Dialogues

Surfing the Internet Sends Me Into a Spiral of Despair

Ben,

Mixing the ancient and the new is at the core of what classical composers strive for, although admittedly they seldom generate as vivid a blend as the Bahia Carnival. (While working on a profile of Björk, I found myself running down the happily raging streets of Salvador as she followed the Carnival floats; there may be some Brazilian spirit on her latest album, Volta.) For me, great composers, classical or pop, are those who make violently unexpected combinations of sounds: consonance and dissonance, short motifs and large structures, emotional upheaval and intellectual distance. They step back from a prevalent style, mash it together with something more obscure or something more popular, contort the familiar until it becomes strange. Often in the 20th century, composition got too specialized: One group concentrated on cubistic arrangements of 18th-century tunes; another worked out the mathematics of 12-note rows. But in pieces like Ives’ Three Places in New England orMessiaen’s From the Canyons to the Stars, all the possibilities are simultaneous, everything’s sounding together, music is whole again.

Right now, Golijov may be the decisive agent of “ancient-to-the-future” in classical music. You’ve heard his Ayre, right? It’s a classical composition that was planned as a pop album (Gustavo Santaolalla, producer) and comes close to inventing a new form. I gave an unmarked copy of that disc to a pop-critic friend who reported, to my satisfaction, that he had no clue what the hell it was. Here’s a sample.

Of course, all the above is an auteurist’s vision of musical creation. Since my days as a preteen classical snob, I’ve worked to overcome the prejudices built in to a classical education, but it’s very hard for me to abandon the ideal of a Bachian composer-god interconnecting the notes behind the scenes. I know so much great music is produced in other ways—by communal rituals rooted in folk practice, by well-oiled factory-line production, by scattered individuals who get it right once or twice and then vanish from the scene (if we’re lucky). Then there are the classical musics of India, Persia, China, and Japan, where a “name” master carries on the great tradition not so much by imprinting his or her personality on it, auteur-style, but by embodying it with spectacular virtuosity and authority. And while almost every genre of Western music has undergone dizzying 20th-century cycles of revolution and reinvention—to the point where folks are no longer sure what “classical” or “jazz” or “rock” still means—Eastern genres have maintained an uncannily steady balance between the deep past and the present moment.

Musical auteurism arose when people started writing notes on paper. All music created before notation is basically unknowable (interesting how this art form has the most limited historical record). Only those who mastered notation could get their work distributed; that’s why classical music reigned for so long. In the 20th century, recording allowed pop musicians to share their work and make their names without necessarily mastering notation. In the 21st century, as you say, the game has been even more radically leveled, so that YouTube unknowns can achieve tabloid fame in a day, and anti-social metal-machine musicians can piece together an audience of 20 in as many time zones.
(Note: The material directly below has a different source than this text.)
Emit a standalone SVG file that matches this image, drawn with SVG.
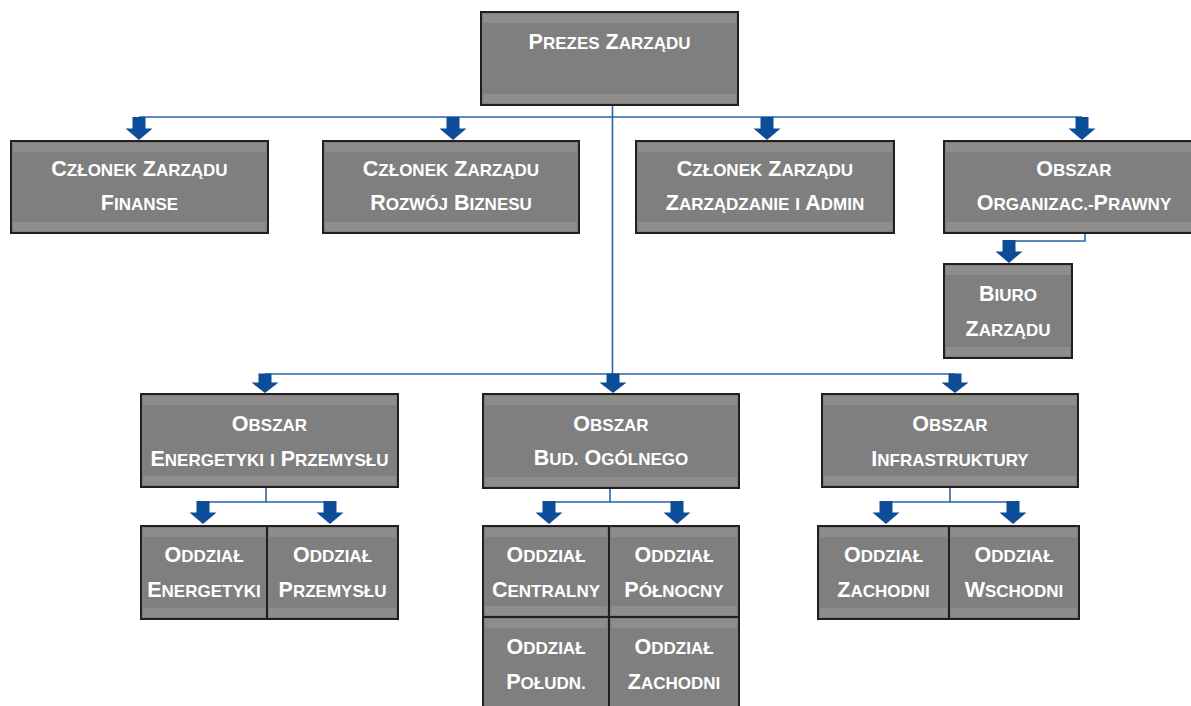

As a result, the auteurist model may be in crisis. People always ask me, “Who are the great composers right now? Who is going to last 200 years?” I’m inclined to answer: What do you like? And where do you live? Someone’s probably doing it within a five-mile radius. The scene is splintered in a way that’s actually bringing music closer to its potential audience, even if we can’t agree on who the great ones are.

Maybe we are beginning our initial descent into a terminal state of chaos. Or maybe it’s the birth of a more sane kind of musical democracy. I can’t help looking at the situation a little nervously, because among the first collateral casualties of a total democratization of music would be the generalist critic, such as I be. Print publications increasingly see no need for critics in the age of blogs. With self-produced recording and downloads, the job is in some ways becoming almost impossible; opening the mail or surfing the Internet often sends me into a spiral of despair, because there is far more music pouring in by the day than I can possibly hear and make sense of. But then I find something weirdly beautiful to fall in love with, and I get that excellent gut feeling that I won’t be the only one. For the moment, we’re still useful.